▸ Data shown:
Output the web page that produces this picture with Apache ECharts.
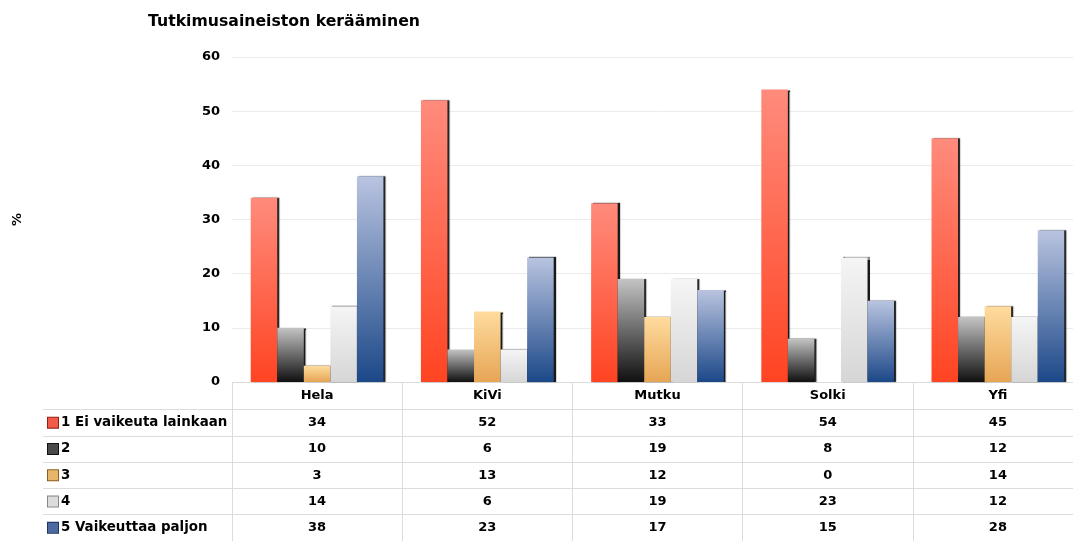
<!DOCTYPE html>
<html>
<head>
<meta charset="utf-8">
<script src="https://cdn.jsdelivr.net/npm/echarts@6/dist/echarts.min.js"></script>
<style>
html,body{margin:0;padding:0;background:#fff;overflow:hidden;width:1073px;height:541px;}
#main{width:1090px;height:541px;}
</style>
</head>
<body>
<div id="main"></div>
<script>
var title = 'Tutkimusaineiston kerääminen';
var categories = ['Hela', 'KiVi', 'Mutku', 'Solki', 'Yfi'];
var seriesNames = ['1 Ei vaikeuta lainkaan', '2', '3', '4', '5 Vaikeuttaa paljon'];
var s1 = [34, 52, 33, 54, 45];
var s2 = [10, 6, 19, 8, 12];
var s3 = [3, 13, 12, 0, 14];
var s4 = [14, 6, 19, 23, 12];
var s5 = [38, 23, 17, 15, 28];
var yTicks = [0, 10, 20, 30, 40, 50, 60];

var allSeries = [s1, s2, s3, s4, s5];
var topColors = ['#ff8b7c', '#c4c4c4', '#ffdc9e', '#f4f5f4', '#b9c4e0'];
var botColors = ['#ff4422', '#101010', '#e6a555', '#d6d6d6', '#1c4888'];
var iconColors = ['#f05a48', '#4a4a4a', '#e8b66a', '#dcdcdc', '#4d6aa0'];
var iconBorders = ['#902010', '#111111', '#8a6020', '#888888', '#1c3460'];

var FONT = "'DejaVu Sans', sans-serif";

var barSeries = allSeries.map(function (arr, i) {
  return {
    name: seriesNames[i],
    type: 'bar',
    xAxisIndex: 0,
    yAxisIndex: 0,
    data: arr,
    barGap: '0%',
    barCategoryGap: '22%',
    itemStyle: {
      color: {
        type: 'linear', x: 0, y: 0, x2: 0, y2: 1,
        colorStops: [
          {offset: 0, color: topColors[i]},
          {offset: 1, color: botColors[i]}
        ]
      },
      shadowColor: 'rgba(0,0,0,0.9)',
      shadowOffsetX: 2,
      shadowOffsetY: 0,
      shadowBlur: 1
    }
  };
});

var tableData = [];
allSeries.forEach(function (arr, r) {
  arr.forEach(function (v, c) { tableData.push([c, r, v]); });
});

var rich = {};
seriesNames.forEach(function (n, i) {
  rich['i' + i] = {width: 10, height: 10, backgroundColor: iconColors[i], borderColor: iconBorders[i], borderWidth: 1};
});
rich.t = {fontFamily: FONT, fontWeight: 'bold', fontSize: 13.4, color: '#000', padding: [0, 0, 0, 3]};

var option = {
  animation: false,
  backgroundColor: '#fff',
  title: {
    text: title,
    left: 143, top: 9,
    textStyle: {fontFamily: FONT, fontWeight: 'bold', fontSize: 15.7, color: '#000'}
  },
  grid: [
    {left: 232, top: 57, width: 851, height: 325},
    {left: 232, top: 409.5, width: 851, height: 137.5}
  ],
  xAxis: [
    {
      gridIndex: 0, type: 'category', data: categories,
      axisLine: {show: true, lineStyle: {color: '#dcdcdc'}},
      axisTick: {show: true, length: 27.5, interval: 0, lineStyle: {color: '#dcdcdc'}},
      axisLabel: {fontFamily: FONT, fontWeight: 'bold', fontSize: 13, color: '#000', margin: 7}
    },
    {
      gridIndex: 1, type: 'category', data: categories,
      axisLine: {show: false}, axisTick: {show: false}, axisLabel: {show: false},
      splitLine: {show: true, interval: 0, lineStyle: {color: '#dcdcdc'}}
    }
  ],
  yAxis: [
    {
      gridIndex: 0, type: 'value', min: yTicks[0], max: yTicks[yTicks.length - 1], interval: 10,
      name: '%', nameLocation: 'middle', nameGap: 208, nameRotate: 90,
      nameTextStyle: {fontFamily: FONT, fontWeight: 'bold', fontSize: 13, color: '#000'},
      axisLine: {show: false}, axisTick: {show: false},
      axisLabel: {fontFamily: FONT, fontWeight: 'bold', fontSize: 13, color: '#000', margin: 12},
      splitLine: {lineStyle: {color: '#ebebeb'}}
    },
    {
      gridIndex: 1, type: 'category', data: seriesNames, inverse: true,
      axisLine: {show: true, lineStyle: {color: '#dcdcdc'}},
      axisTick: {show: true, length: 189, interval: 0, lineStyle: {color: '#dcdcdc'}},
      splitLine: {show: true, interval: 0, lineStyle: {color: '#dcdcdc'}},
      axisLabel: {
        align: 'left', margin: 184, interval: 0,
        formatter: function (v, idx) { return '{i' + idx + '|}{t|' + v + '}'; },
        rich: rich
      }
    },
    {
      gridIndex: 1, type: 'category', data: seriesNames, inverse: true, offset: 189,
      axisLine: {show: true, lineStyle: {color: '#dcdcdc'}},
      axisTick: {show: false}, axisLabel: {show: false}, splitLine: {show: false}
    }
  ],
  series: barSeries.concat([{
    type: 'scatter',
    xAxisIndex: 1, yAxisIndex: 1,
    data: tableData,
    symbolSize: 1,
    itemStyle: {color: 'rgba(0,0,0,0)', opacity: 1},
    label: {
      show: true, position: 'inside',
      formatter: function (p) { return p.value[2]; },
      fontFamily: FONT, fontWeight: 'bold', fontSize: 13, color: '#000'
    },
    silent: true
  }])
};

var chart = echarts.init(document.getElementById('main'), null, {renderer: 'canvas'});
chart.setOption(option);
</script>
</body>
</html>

▸ The exercise: Every line should be retyped exactly, with the pictures omitted.

▸ Correct answer:
Output the web page that produces this picture with Apache ECharts.
<!DOCTYPE html>
<html>
<head>
<meta charset="utf-8">
<script src="https://cdn.jsdelivr.net/npm/echarts@6/dist/echarts.min.js"></script>
<style>
html,body{margin:0;padding:0;background:#fff;overflow:hidden;width:1073px;height:541px;}
#main{width:1090px;height:541px;}
</style>
</head>
<body>
<div id="main"></div>
<script>
var title = 'Tutkimusaineiston kerääminen';
var categories = ['Hela', 'KiVi', 'Mutku', 'Solki', 'Yfi'];
var seriesNames = ['1 Ei vaikeuta lainkaan', '2', '3', '4', '5 Vaikeuttaa paljon'];
var s1 = [34, 52, 33, 54, 45];
var s2 = [10, 6, 19, 8, 12];
var s3 = [3, 13, 12, 0, 14];
var s4 = [14, 6, 19, 23, 12];
var s5 = [38, 23, 17, 15, 28];
var yTicks = [0, 10, 20, 30, 40, 50, 60];

var allSeries = [s1, s2, s3, s4, s5];
var topColors = ['#ff8b7c', '#c4c4c4', '#ffdc9e', '#f4f5f4', '#b9c4e0'];
var botColors = ['#ff4422', '#101010', '#e6a555', '#d6d6d6', '#1c4888'];
var iconColors = ['#f05a48', '#4a4a4a', '#e8b66a', '#dcdcdc', '#4d6aa0'];
var iconBorders = ['#902010', '#111111', '#8a6020', '#888888', '#1c3460'];

var FONT = "'DejaVu Sans', sans-serif";

var barSeries = allSeries.map(function (arr, i) {
  return {
    name: seriesNames[i],
    type: 'bar',
    xAxisIndex: 0,
    yAxisIndex: 0,
    data: arr,
    barGap: '0%',
    barCategoryGap: '22%',
    itemStyle: {
      color: {
        type: 'linear', x: 0, y: 0, x2: 0, y2: 1,
        colorStops: [
          {offset: 0, color: topColors[i]},
          {offset: 1, color: botColors[i]}
        ]
      },
      shadowColor: 'rgba(0,0,0,0.9)',
      shadowOffsetX: 2,
      shadowOffsetY: 0,
      shadowBlur: 1
    }
  };
});

var tableData = [];
allSeries.forEach(function (arr, r) {
  arr.forEach(function (v, c) { tableData.push([c, r, v]); });
});

var rich = {};
seriesNames.forEach(function (n, i) {
  rich['i' + i] = {width: 10, height: 10, backgroundColor: iconColors[i], borderColor: iconBorders[i], borderWidth: 1};
});
rich.t = {fontFamily: FONT, fontWeight: 'bold', fontSize: 13.4, color: '#000', padding: [0, 0, 0, 3]};

var option = {
  animation: false,
  backgroundColor: '#fff',
  title: {
    text: title,
    left: 143, top: 9,
    textStyle: {fontFamily: FONT, fontWeight: 'bold', fontSize: 15.7, color: '#000'}
  },
  grid: [
    {left: 232, top: 57, width: 851, height: 325},
    {left: 232, top: 409.5, width: 851, height: 137.5}
  ],
  xAxis: [
    {
      gridIndex: 0, type: 'category', data: categories,
      axisLine: {show: true, lineStyle: {color: '#dcdcdc'}},
      axisTick: {show: true, length: 27.5, interval: 0, lineStyle: {color: '#dcdcdc'}},
      axisLabel: {fontFamily: FONT, fontWeight: 'bold', fontSize: 13, color: '#000', margin: 7}
    },
    {
      gridIndex: 1, type: 'category', data: categories,
      axisLine: {show: false}, axisTick: {show: false}, axisLabel: {show: false},
      splitLine: {show: true, interval: 0, lineStyle: {color: '#dcdcdc'}}
    }
  ],
  yAxis: [
    {
      gridIndex: 0, type: 'value', min: yTicks[0], max: yTicks[yTicks.length - 1], interval: 10,
      name: '%', nameLocation: 'middle', nameGap: 208, nameRotate: 90,
      nameTextStyle: {fontFamily: FONT, fontWeight: 'bold', fontSize: 13, color: '#000'},
      axisLine: {show: false}, axisTick: {show: false},
      axisLabel: {fontFamily: FONT, fontWeight: 'bold', fontSize: 13, color: '#000', margin: 12},
      splitLine: {lineStyle: {color: '#ebebeb'}}
    },
    {
      gridIndex: 1, type: 'category', data: seriesNames, inverse: true,
      axisLine: {show: true, lineStyle: {color: '#dcdcdc'}},
      axisTick: {show: true, length: 189, interval: 0, lineStyle: {color: '#dcdcdc'}},
      splitLine: {show: true, interval: 0, lineStyle: {color: '#dcdcdc'}},
      axisLabel: {
        align: 'left', margin: 184, interval: 0,
        formatter: function (v, idx) { return '{i' + idx + '|}{t|' + v + '}'; },
        rich: rich
      }
    },
    {
      gridIndex: 1, type: 'category', data: seriesNames, inverse: true, offset: 189,
      axisLine: {show: true, lineStyle: {color: '#dcdcdc'}},
      axisTick: {show: false}, axisLabel: {show: false}, splitLine: {show: false}
    }
  ],
  series: barSeries.concat([{
    type: 'scatter',
    xAxisIndex: 1, yAxisIndex: 1,
    data: tableData,
    symbolSize: 1,
    itemStyle: {color: 'rgba(0,0,0,0)', opacity: 1},
    label: {
      show: true, position: 'inside',
      formatter: function (p) { return p.value[2]; },
      fontFamily: FONT, fontWeight: 'bold', fontSize: 13, color: '#000'
    },
    silent: true
  }])
};

var chart = echarts.init(document.getElementById('main'), null, {renderer: 'canvas'});
chart.setOption(option);
</script>
</body>
</html>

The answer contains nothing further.